A Review of Blood Oath!

The Noise Beneath the Apple is basically one of our favorite music blogs. If you haven't checked them out, you should. They've been so amazingly supportive of us and Blood Oath- especially in their latest review! Take a look:

November 1991 must have been a special moment for the lovelorn duo of ‘The Pucketts’ in their debut EP ‘Blood Oath.’ The date titles the closing track of the song, a nearly a capella piece of whimsical beauty. It displays the songstress at a peaking vulnerability mixed with utmost confidence, a balance very few singers can properly maintain. On one hand, the sullen effort is debased and slightly affluent; the other it is seductively impactful and quite gorgeous.
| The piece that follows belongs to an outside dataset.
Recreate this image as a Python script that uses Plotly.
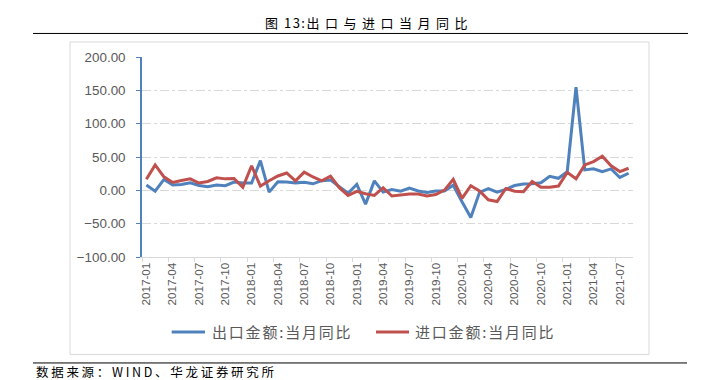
import plotly.graph_objects as go

months = [f"{y}-{m:02d}" for y in range(2017, 2022) for m in range(1, 13)][:56]

exports = [7.9, -1.3, 16.4, 8.0, 8.7, 11.3, 7.2, 5.5, 8.1, 6.9, 12.3, 10.9,
           11.1, 44.5, -2.7, 12.9, 12.6, 11.2, 12.2, 9.8, 14.5, 15.6, 5.4, -4.4,
           9.1, -20.7, 14.2, -2.7, 1.1, -1.3, 3.3, -1.0, -3.2, -0.9, -1.1, 7.6,
           -17.2, -40.6, -3.0, 2.5, -2.7, 1.5, 7.2, 9.5, 9.9, 11.4, 21.1, 18.1,
           28.0, 154.9, 30.6, 32.3, 27.9, 32.2, 19.3, 25.6]

imports = [16.7, 38.1, 20.3, 11.9, 14.8, 17.2, 11.0, 13.3, 18.7, 17.2, 17.7, 4.5,
           36.9, 6.3, 14.4, 21.5, 26.0, 14.1, 27.3, 20.0, 14.3, 21.4, 4.0, -7.6,
           -1.5, -5.2, -7.6, 4.0, -8.5, -7.3, -5.6, -5.6, -8.5, -6.4, 0.3, 16.5,
           -12.0, 7.0, -0.9, -14.2, -16.7, 2.7, -1.4, -2.1, 13.2, 4.7, 4.5, 6.5,
           27.0, 17.3, 38.1, 43.1, 51.1, 36.7, 28.1, 33.1]

series_names = ["出口金额:当月同比", "进口金额:当月同比"]
series_colors = ["#4F81BD", "#C0504D"]
title_prefix = "图 13:"
title_main = "出口与进口当月同比"
source_text = "数据来源：WIND、华龙证券研究所"

# page body has an 8px margin; the figure is sized so it ends at the window edge
OFF = 8
W, H = 708 - OFF, 380 - OFF
L, R, T, B = 142, 633, 57, 256.7  # plot area in window pixels


def px_x(p):
    return (p - L) / (R - L)


def px_y(p):
    return (B - p) / (B - T)


fig = go.Figure()
for name, vals, col in zip(series_names, [exports, imports], series_colors):
    fig.add_trace(go.Scatter(x=months, y=vals, mode="lines", name=name,
                             line=dict(color=col, width=3)))

grey = "#595959"
fig.update_layout(
    width=W, height=H,
    margin=dict(l=L - OFF, r=708 - R, t=T - OFF, b=380 - B),
    paper_bgcolor="white", plot_bgcolor="white",
    font=dict(family="Liberation Sans, Noto Sans CJK SC", color=grey, size=12),
    showlegend=False,
    xaxis=dict(type="category", tickmode="linear", dtick=3, tick0=0,
               tickangle=-90, tickson="boundaries", ticks="outside", ticklen=4,
               tickcolor="#d9d9d9", showline=True, linecolor="#d9d9d9", linewidth=1,
               showgrid=False, tickfont=dict(size=11.7, color=grey, family="Liberation Sans"),
               range=[-0.5, 55.5]),
    yaxis=dict(range=[-100, 200], dtick=50, tick0=0, tickformat=".2f",
               showline=True, linecolor="#4F81BD", linewidth=1.5,
               ticks="outside", ticklen=4, tickcolor="#4F81BD", ticklabelstandoff=8,
               showgrid=True, gridcolor="#d9d9d9", gridwidth=1, griddash="dashdot",
               zeroline=False, tickfont=dict(size=13.4, color=grey, family="Liberation Sans")),
)

shapes = [
    dict(type="rect", xref="paper", yref="paper", x0=px_x(70), x1=px_x(649), y0=px_y(354), y1=px_y(42),
         line=dict(color="#d9d9d9", width=1), fillcolor="rgba(0,0,0,0)", layer="below"),
    dict(type="line", xref="paper", yref="paper", x0=px_x(33), x1=px_x(688), y0=px_y(33.5), y1=px_y(33.5),
         line=dict(color="black", width=1)),
    dict(type="line", xref="paper", yref="paper", x0=px_x(33), x1=px_x(687), y0=px_y(362.5), y1=px_y(362.5),
         line=dict(color="black", width=1)),
]

# legend drawn as line samples + labels
legend_line_x = [(171.7, 205), (376, 409)]
legend_text_x = [210, 413]
legend_y = 331.5
for (a, b), tx, name, col in zip(legend_line_x, legend_text_x, series_names, series_colors):
    shapes.append(dict(type="line", xref="paper", yref="paper", x0=px_x(a), x1=px_x(b),
                       y0=px_y(legend_y), y1=px_y(legend_y), line=dict(color=col, width=3)))
    fig.add_annotation(text=f'<span style="letter-spacing:1.8px">{name}</span>', xref="paper", yref="paper",
                       x=px_x(tx), y=px_y(legend_y), xanchor="left", yanchor="middle", showarrow=False,
                       font=dict(size=15, color=grey, family="Noto Sans CJK SC"))
fig.update_layout(shapes=shapes)

fig.add_annotation(text=(f'<span style="letter-spacing:1.5px">{title_prefix}</span>'
                         f'<span style="letter-spacing:5.5px">{title_main}</span>'),
                   xref="paper", yref="paper",
                   x=px_x(263), y=px_y(22.5), xanchor="left", yanchor="middle", showarrow=False,
                   font=dict(size=13, color="black", family="Noto Sans CJK SC"))
fig.add_annotation(text=f'<span style="letter-spacing:2.7px">{source_text}</span>', xref="paper", yref="paper",
                   x=px_x(34), y=px_y(371), xanchor="left", yanchor="middle", showarrow=False,
                   font=dict(size=12.5, color="black", family="Noto Sans CJK SC"))

fig.write_html("out.html")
With no melody outside the vocals, the song is even more recurrent.

The Pucketts is a wife and husband duo, who recalls instant puppy-like groans from my own wife who thinks I should pick up a guitar and back her own upbeat voice. But this isn’t some silly idea. The Pucketts manage to inspire, and not only by their construct, but by the melodies and the music. See, tracks like ‘Berlin’ seem so simple in their design. A single rotating melody drives the song, as layered banjos and other such sounds compliment gracefully, adding a slight thickness to give it more substance without ever drowning out the voice or the main instrument. What we have are songs that seem so brilliantly simple, a smooth and intelligible calmness throughout the whole EP. The closing a capella takes this to the extreme, but the remaining tracks are transparently composed and elegantly lucid.
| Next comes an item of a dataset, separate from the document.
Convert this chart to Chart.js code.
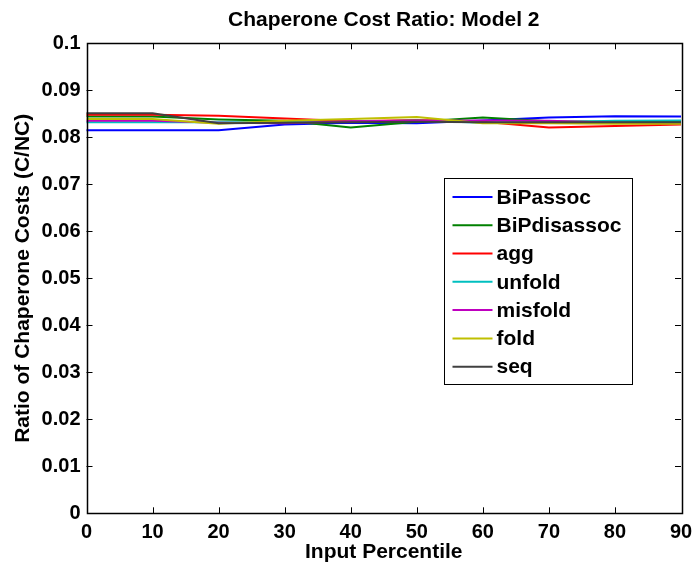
<!DOCTYPE html>
<html>
<head>
<meta charset="utf-8">
<title>Chaperone Cost Ratio: Model 2</title>
<script src="https://cdn.jsdelivr.net/npm/chart.js@4.4.1/dist/chart.umd.min.js"></script>
<style>
  body { margin: 0; background: #fff; }
  canvas { display: block; }
</style>
</head>
<body>
<canvas id="costChart" width="695" height="565"></canvas>
<script>
// input percentiles (x axis)
const percentiles = [0, 10, 20, 30, 40, 50, 60, 70, 80, 90];
const yTickLabels = ['0', '0.01', '0.02', '0.03', '0.04', '0.05', '0.06', '0.07', '0.08', '0.09', '0.1'];

// ratio C/NC
const bipAssoc    = [0.0815, 0.0815, 0.0815, 0.0827, 0.0831, 0.0830, 0.0836, 0.0842, 0.0845, 0.0844];
const bipDisassoc = [0.0844, 0.0844, 0.0838, 0.0835, 0.0821, 0.0833, 0.0842, 0.0834, 0.0833, 0.0833];
const agg         = [0.0848, 0.0848, 0.0846, 0.0840, 0.0834, 0.0837, 0.0833, 0.0821, 0.0824, 0.0827];
const unfold      = [0.0832, 0.0832, 0.0832, 0.0832, 0.0833, 0.0836, 0.0831, 0.0832, 0.0835, 0.0836];
const misfold     = [0.0835, 0.0835, 0.0831, 0.0830, 0.0834, 0.0835, 0.0836, 0.0835, 0.0831, 0.0830];
const fold        = [0.0839, 0.0839, 0.0829, 0.0835, 0.0839, 0.0843, 0.0830, 0.0830, 0.0829, 0.0829];
const seq         = [0.0851, 0.0851, 0.0830, 0.0831, 0.0832, 0.0833, 0.0832, 0.0832, 0.0832, 0.0832];

const seriesNames = ['BiPassoc', 'BiPdisassoc', 'agg', 'unfold', 'misfold', 'fold', 'seq'];
const seriesData = [bipAssoc, bipDisassoc, agg, unfold, misfold, fold, seq];
const seriesColors = ['#0000ff', '#008000', '#ff0000', '#00bfbf', '#bf00bf', '#bfbf00', '#404040'];

const FONT = "'Liberation Sans', Arial, Helvetica, sans-serif";
const TICK = 6;

Chart.defaults.font.family = FONT;
Chart.defaults.font.weight = 'bold';
Chart.defaults.font.size = 20;
Chart.defaults.color = '#000';

// matlab style box with inward ticks on all four sides
const boxPlugin = {
    id: 'matlabBox',
    afterDatasetsDraw(chart) {
        const ctx = chart.ctx;
        const a = chart.chartArea;
        const xs = chart.scales.x, ys = chart.scales.y;
        ctx.save();
        ctx.strokeStyle = '#000';
        ctx.lineWidth = 1;
        ctx.beginPath();
        for (let i = 1; i < xs.ticks.length - 1; i++) {
            const px = Math.round(xs.getPixelForTick(i)) + 0.5;
            ctx.moveTo(px, a.bottom); ctx.lineTo(px, a.bottom - TICK);
            ctx.moveTo(px, a.top); ctx.lineTo(px, a.top + TICK);
        }
        for (let i = 1; i < ys.ticks.length - 1; i++) {
            const py = Math.round(ys.getPixelForTick(i)) + 0.5;
            ctx.moveTo(a.left, py); ctx.lineTo(a.left + TICK, py);
            ctx.moveTo(a.right, py); ctx.lineTo(a.right - TICK, py);
        }
        ctx.stroke();
        ctx.lineWidth = 1.5;
        ctx.strokeRect(Math.round(a.left) + 0.5, Math.round(a.top) + 0.5,
            Math.round(a.right - a.left), Math.round(a.bottom - a.top));
        ctx.restore();
    }
};

// legend box inside the axes, like matlab's
const legendPlugin = {
    id: 'innerLegend',
    afterDraw(chart) {
        const ctx = chart.ctx;
        const a = chart.chartArea;
        const bx = Math.round(a.left + 357) + 0.5;
        const by = Math.round(a.top + 135) + 0.5;
        const bw = 188, bh = 206, row = 28.3;
        ctx.save();
        ctx.fillStyle = '#fff';
        ctx.fillRect(bx, by, bw, bh);
        ctx.strokeStyle = '#000';
        ctx.lineWidth = 1;
        ctx.strokeRect(bx, by, bw, bh);
        ctx.font = 'bold 21px ' + FONT;
        ctx.textBaseline = 'middle';
        ctx.textAlign = 'left';
        chart.data.datasets.forEach((ds, i) => {
            const cy = by + 18.4 + i * row;
            ctx.strokeStyle = ds.borderColor;
            ctx.lineWidth = 2;
            ctx.beginPath();
            ctx.moveTo(bx + 8, cy);
            ctx.lineTo(bx + 48, cy);
            ctx.stroke();
            ctx.fillStyle = '#000';
            ctx.fillText(ds.label, bx + 52, cy + 1);
        });
        ctx.restore();
    }
};

const datasets = seriesNames.map((name, i) => ({
    label: name,
    data: seriesData[i],
    borderColor: seriesColors[i],
    backgroundColor: seriesColors[i],
    borderWidth: 2,
    pointRadius: 0,
    tension: 0,
    fill: false,
    order: seriesNames.length - i   // later series drawn on top
}));

new Chart(document.getElementById('costChart'), {
    type: 'line',
    data: { labels: percentiles, datasets: datasets },
    plugins: [boxPlugin, legendPlugin],
    options: {
        responsive: false,
        animation: false,
        layout: { padding: { left: 0, right: 14, top: 0, bottom: 0 } },
        plugins: {
            legend: { display: false },
            tooltip: { enabled: false },
            title: {
                display: true,
                fullSize: false,
                text: 'Chaperone Cost Ratio: Model 2',
                font: { size: 21, weight: 'bold' },
                color: '#000',
                padding: { top: 8, bottom: 10.1 }
            }
        },
        scales: {
            x: {
                type: 'category',
                offset: false,
                grid: { display: false, drawTicks: false },
                border: { display: false },
                ticks: { padding: 7, maxRotation: 0, autoSkip: false },
                title: {
                    display: true,
                    text: 'Input Percentile',
                    font: { size: 21, weight: 'bold' },
                    padding: { top: 0, bottom: 0 }
                },
                afterFit(scale) {
                    scale.height = 51.7;
                    scale.paddingLeft = 0;
                    scale.paddingRight = 0;
                }
            },
            y: {
                min: 0,
                max: 0.1,
                grid: { display: false, drawTicks: false },
                border: { display: false },
                ticks: {
                    stepSize: 0.01,
                    padding: 6,
                    callback: (v, i) => yTickLabels[i]
                },
                title: {
                    display: true,
                    text: 'Ratio of Chaperone Costs (C/NC)',
                    font: { size: 21, weight: 'bold' },
                    padding: { top: 11, bottom: 0 }
                },
                afterFit(scale) { scale.width = 86.5; }
            }
        }
    }
});
</script>
</body>
</html>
So when one hears that the married duo composed these songs in what seems like a cottage on the lake, you feel entranced and you relate to it. You impose their craft in yourself. I can pick up a guitar! I can sing a ditty with my wife and paint a lyrical landscape! ‘Polaris’ angelic and plain, but never boring. It’s folk, it’s indie, but it never faults into boring folk-indie rock mainstream hooks that seem to be far more poppy than they ever ought to be. The EP, though short as it is, is an unvarnished attempt at honest indie music, channeled through the obvious love of music and the obvious love in the lyrics. The fact that the duo is married (and we can only hope happily) is only the icing on the cake- the affirmation of a loyal listener.
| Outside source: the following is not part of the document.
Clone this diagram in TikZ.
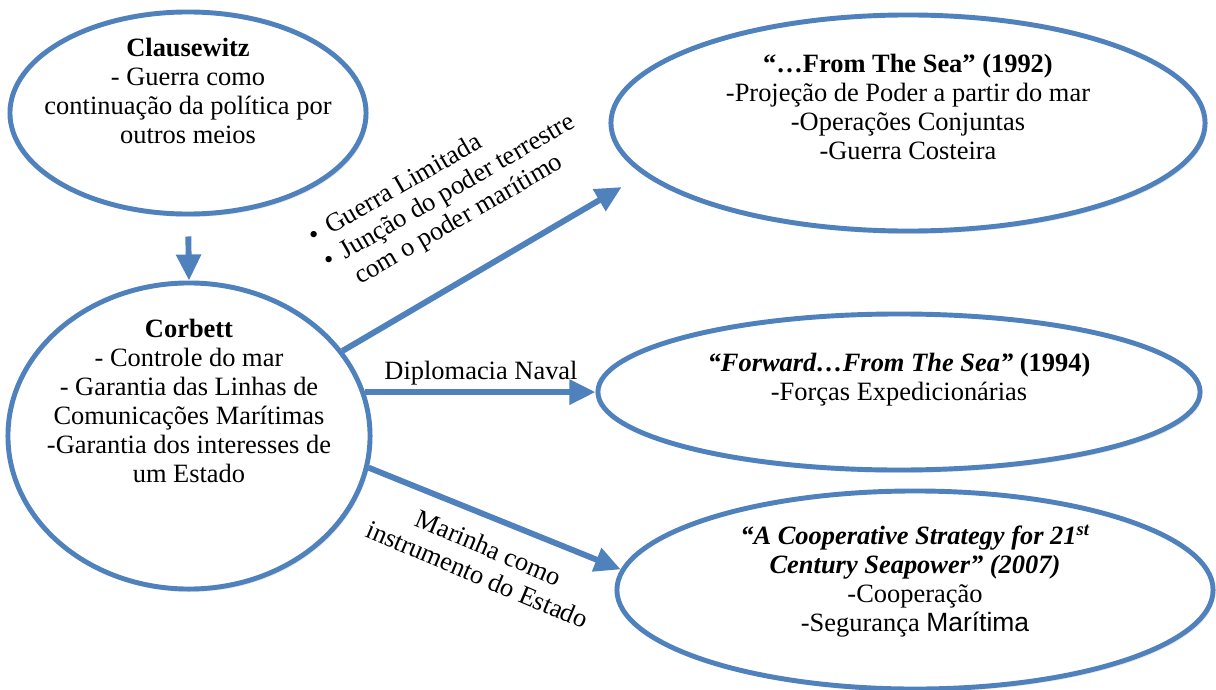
\documentclass[tikz,border=0pt]{standalone}
\usepackage{fontspec}
\setmainfont{Liberation Serif}
\setsansfont{Liberation Sans}
\usepackage{xcolor}
\usetikzlibrary{shapes.geometric,arrows.meta,shadows}

\definecolor{seablue}{HTML}{4F81BD}

\tikzset{
    bubble/.style={ellipse, draw=seablue, line width=3.5pt, fill=white, inner sep=0pt,
        drop shadow={opacity=0.18, shadow xshift=1.5pt, shadow yshift=-2pt}},
    blurb/.style={align=center, inner sep=0pt},
    flow/.style={draw=seablue, line width=4.2pt, -{Triangle[length=0.65cm, width=0.6cm]}}
}

\begin{document}
\begin{tikzpicture}[x=0.025cm, y=-0.025cm, every node/.style={font=\fontsize{18.8}{20.6}\selectfont}]
    \useasboundingbox[fill=white] (0,0) rectangle (1216,690);

    % Bubbles
    \node[bubble, minimum width=8.9cm, minimum height=5.05cm] (claus) at (188,113) {};
    \node[bubble, minimum width=9.05cm, minimum height=7.65cm] (corbett) at (189,436) {};
    \node[bubble, minimum width=14.85cm, minimum height=5.4cm] (fromsea) at (908,123) {};
    \node[bubble, minimum width=15.05cm, minimum height=3.9cm] (forward) at (899,392) {};
    \node[bubble, minimum width=14.9cm, minimum height=4.95cm] (coop) at (915,590) {};

    % Texts of the bubbles
    \node[blurb] (clausetext) at (188,91) {\textbf{Clausewitz}\\- Guerra como\\continuação da política por\\outros meios};
    \node[blurb] (corbetttext) at (189,401) {\textbf{Corbett}\\- Controle do mar\\- Garantia das Linhas de\\Comunicações Marítimas\\-Garantia dos interesses de\\um Estado};
    \node[blurb] (fromseatext) at (908,107) {\textbf{“…From The Sea” (1992)}\\-Projeção de Poder a partir do mar\\-Operações Conjuntas\\-Guerra Costeira};
    \node[blurb] (forwardtext) at (899,380) {\textbf{\textit{“Forward…From The Sea”} (1994)}\\-Forças Expedicionárias};
    \node[blurb] (cooptext) at (915,581) {\textbf{\textit{“A Cooperative Strategy for 21\textsuperscript{st}}}\\\textbf{\textit{Century Seapower” (2007)}}\\-Cooperação\\-Segurança {\sffamily Marítima}};

    % Connectors
    \draw[flow, shorten <=0.5cm] (claus.south) -- (corbett.north);
    \draw[flow, shorten >=0.62cm] (corbett.29) -- (fromsea.191);
    \draw[flow] (corbett.14) -- (corbett.14 -| forward.west);
    \draw[flow] (corbett.-10) -- (coop.176);

    % Labels of the connectors
    \node[inner sep=0pt, rotate=30] (limited) at (450,193) {%
        \begin{tabular}{@{}l@{\hspace{7pt}}l@{}}
            \textbullet & Guerra Limitada\\
            \textbullet & Junção do poder terrestre\\
                        & com o poder marítimo
        \end{tabular}};
    \node[inner sep=0pt, anchor=base] (diplomacy) at (481,379) {Diplomacia Naval};
    \node[blurb, rotate=-23] (navy) at (483,561) {Marinha como\\instrumento do Estado};
\end{tikzpicture}
\end{document}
‘Blood Oath’ is one long song to me, a shortened EP of five tracks that flow softly and blissfully. The album crescendos, however slight, with the strings in the title track. But this is a singular idea, a conceptual flash in the pan that recalls love and the wilderness.

The Pucketts and are fresh babies to the musical scene; having ran a successful Kickstarter campaign to fund this debut. What a way to begin. Their music remains an enchanting example of what emotions can procure when fame and fortune are not the  final step.